# START OF GIVEN INFORMATION

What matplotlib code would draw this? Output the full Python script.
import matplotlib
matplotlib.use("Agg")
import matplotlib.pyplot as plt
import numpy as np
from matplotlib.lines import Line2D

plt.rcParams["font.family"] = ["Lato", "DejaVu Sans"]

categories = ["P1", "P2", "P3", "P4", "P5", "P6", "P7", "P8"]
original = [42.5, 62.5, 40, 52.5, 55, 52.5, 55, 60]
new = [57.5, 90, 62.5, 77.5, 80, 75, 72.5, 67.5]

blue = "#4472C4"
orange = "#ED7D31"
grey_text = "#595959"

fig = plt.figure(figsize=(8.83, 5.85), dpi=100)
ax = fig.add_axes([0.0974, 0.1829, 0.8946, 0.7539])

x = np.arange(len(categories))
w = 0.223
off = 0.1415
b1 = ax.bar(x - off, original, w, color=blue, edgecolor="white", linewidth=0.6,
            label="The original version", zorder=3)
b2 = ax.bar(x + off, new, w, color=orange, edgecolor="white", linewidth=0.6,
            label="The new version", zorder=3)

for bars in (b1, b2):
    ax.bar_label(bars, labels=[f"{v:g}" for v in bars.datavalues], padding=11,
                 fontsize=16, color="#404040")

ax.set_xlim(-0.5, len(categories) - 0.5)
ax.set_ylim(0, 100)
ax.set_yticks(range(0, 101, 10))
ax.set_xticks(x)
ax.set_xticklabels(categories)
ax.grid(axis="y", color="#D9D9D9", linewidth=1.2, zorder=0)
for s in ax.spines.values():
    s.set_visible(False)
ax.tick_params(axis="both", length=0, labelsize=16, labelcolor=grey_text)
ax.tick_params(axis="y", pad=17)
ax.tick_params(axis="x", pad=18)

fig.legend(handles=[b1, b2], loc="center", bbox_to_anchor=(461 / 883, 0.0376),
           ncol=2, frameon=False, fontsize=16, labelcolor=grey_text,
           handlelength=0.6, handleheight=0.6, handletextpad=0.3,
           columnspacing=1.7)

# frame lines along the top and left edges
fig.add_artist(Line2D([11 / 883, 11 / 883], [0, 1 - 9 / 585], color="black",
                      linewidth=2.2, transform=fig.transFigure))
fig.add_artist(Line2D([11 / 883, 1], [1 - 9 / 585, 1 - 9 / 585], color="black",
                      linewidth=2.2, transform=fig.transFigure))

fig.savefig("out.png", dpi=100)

# END OF GIVEN INFORMATION

### [WRITTEN INSTRUCTION]
Extract the listing in its entirety and repeat it exactly.

### [WORKED SOLUTION]
What matplotlib code would draw this? Output the full Python script.
import matplotlib
matplotlib.use("Agg")
import matplotlib.pyplot as plt
import numpy as np
from matplotlib.lines import Line2D

plt.rcParams["font.family"] = ["Lato", "DejaVu Sans"]

categories = ["P1", "P2", "P3", "P4", "P5", "P6", "P7", "P8"]
original = [42.5, 62.5, 40, 52.5, 55, 52.5, 55, 60]
new = [57.5, 90, 62.5, 77.5, 80, 75, 72.5, 67.5]

blue = "#4472C4"
orange = "#ED7D31"
grey_text = "#595959"

fig = plt.figure(figsize=(8.83, 5.85), dpi=100)
ax = fig.add_axes([0.0974, 0.1829, 0.8946, 0.7539])

x = np.arange(len(categories))
w = 0.223
off = 0.1415
b1 = ax.bar(x - off, original, w, color=blue, edgecolor="white", linewidth=0.6,
            label="The original version", zorder=3)
b2 = ax.bar(x + off, new, w, color=orange, edgecolor="white", linewidth=0.6,
            label="The new version", zorder=3)

for bars in (b1, b2):
    ax.bar_label(bars, labels=[f"{v:g}" for v in bars.datavalues], padding=11,
                 fontsize=16, color="#404040")

ax.set_xlim(-0.5, len(categories) - 0.5)
ax.set_ylim(0, 100)
ax.set_yticks(range(0, 101, 10))
ax.set_xticks(x)
ax.set_xticklabels(categories)
ax.grid(axis="y", color="#D9D9D9", linewidth=1.2, zorder=0)
for s in ax.spines.values():
    s.set_visible(False)
ax.tick_params(axis="both", length=0, labelsize=16, labelcolor=grey_text)
ax.tick_params(axis="y", pad=17)
ax.tick_params(axis="x", pad=18)

fig.legend(handles=[b1, b2], loc="center", bbox_to_anchor=(461 / 883, 0.0376),
           ncol=2, frameon=False, fontsize=16, labelcolor=grey_text,
           handlelength=0.6, handleheight=0.6, handletextpad=0.3,
           columnspacing=1.7)

# frame lines along the top and left edges
fig.add_artist(Line2D([11 / 883, 11 / 883], [0, 1 - 9 / 585], color="black",
                      linewidth=2.2, transform=fig.transFigure))
fig.add_artist(Line2D([11 / 883, 1], [1 - 9 / 585, 1 - 9 / 585], color="black",
                      linewidth=2.2, transform=fig.transFigure))

fig.savefig("out.png", dpi=100)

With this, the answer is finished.